Three years have gone by and Jill is still supporting the same application with the same tech stack. The work is getting monotonous. But where can she go from here? Jill has only worked on a single project with a few technologies. Do you see her problem? Jill can look for a new job at a higher position based on the skills she has acquired, but where’s the challenge? Where’s the growth? If she wants to work with a different tech stack, she’ll likely have to search for another entry-level position to continue to build her skill set.

But, what if that company who hired her had encouraged continuous learning? What if she had gotten to work with several different tech stacks over those same three years? Jill would have built a more solid and extensive foundation to her career.

One way to obtain diverse experience is to join an organization similar to a professional services company, and not necessarily the consulting kind. According to MindTools, a professional services company is “any organization or profession that offers customized, knowledge-based services to clients.” In the technology field specifically, a simple definition could break down to “a company that hires developers to do contract work for various clients.”

At a professional services company, continuous learning is highly encouraged. Developers with 20+ years of experience are willing to teach, and you’ll most likely be able to work with multiple clients which means learning both the programming languages and the business tools to support development.

So why is this so important, especially as a first job? There are several reasons.

1. It can offer twice the experience in half the time.

Think back to that earlier example. Three years spent learning the ins and outs of one company using specific technologies. Imagine if Jill had instead been hired by a professional services company. Her first year she would potentially be on a client project that uses those same technologies (Java EE, Hibernate, and MySQL), but that client contract only lasted for a year. Then what? She is then assigned to a different client that needs a REST-ful web service using the Spring framework. What just happened? Jill was given the opportunity to learn twice the amount of skills in less time than our previous example.

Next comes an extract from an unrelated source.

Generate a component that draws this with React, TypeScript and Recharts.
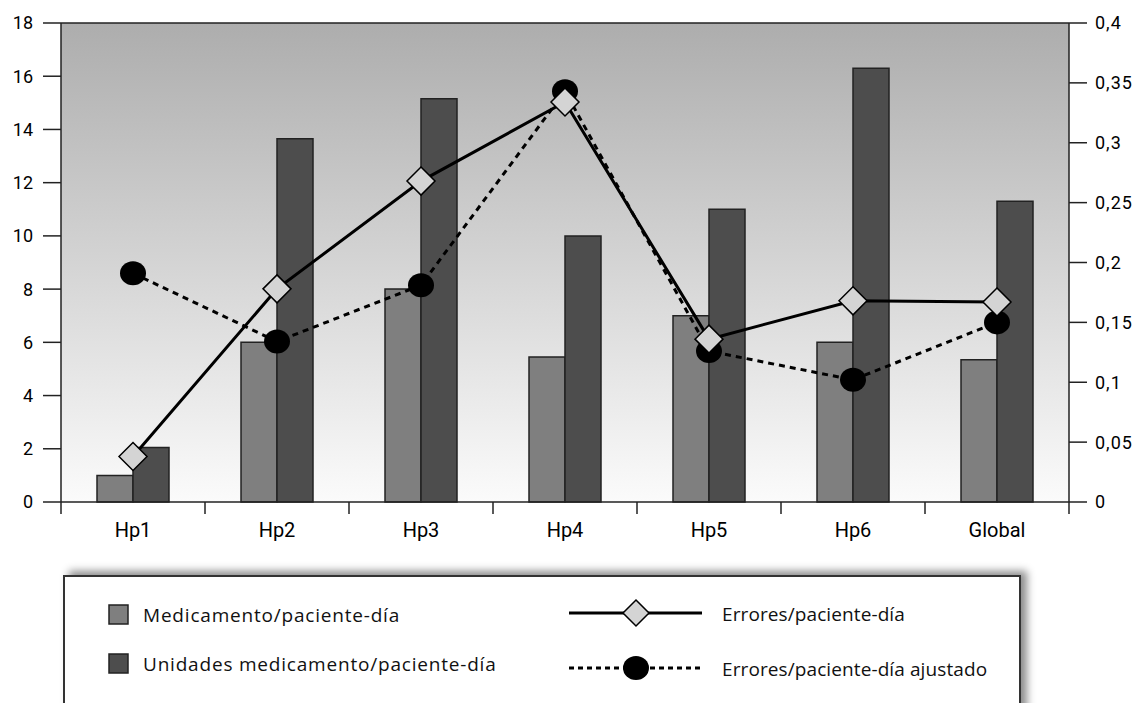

2. Employees are constantly encouraged to learn

These types of companies are constantly encouraging their employees to learn and grow and keep up with new technologies. It makes sense if you think about it. Professional service companies are only selling one thing: services. The more extensive knowledge that their employees have, the easier it is to sell their services.

3. Expert resources are only a desk away.

Developers who have been in the field for 20+ years are usually sitting nearby. Got a question about .Net? That developer two feet away, is an expert. Need some SQL help? That guy across the hall worked his last job as a DBA. And the best thing about it? Most experienced developers want to share their knowledge. At a professional services company, there needs to be a wide range of knowledge so there can be a wide range of clients. These companies thrive when their developers are highly trained on a variety of technologies.

4. Communication skills will expand.

It’s easy to see the benefit of working with different clients to learn new technologies, but what about the benefit of working with different clients to learn about different clients? Because many developers move from project to project, they have the opportunity to learn the business tools of a variety of clients. Maybe one client uses Slack to communicate and JIRA for task management and the next prefers Skype and Asana. Being a developer is two sided. Knowing how to program is just one part. Knowing how to communicate and how to work well with a team are equally if not more important than just being able to write code.

Starting your career at a company that encourages learning and the exploration into different technologies will put you on the fast track to success. For developers specifically, working at a professional services company is one of the next best steps to take.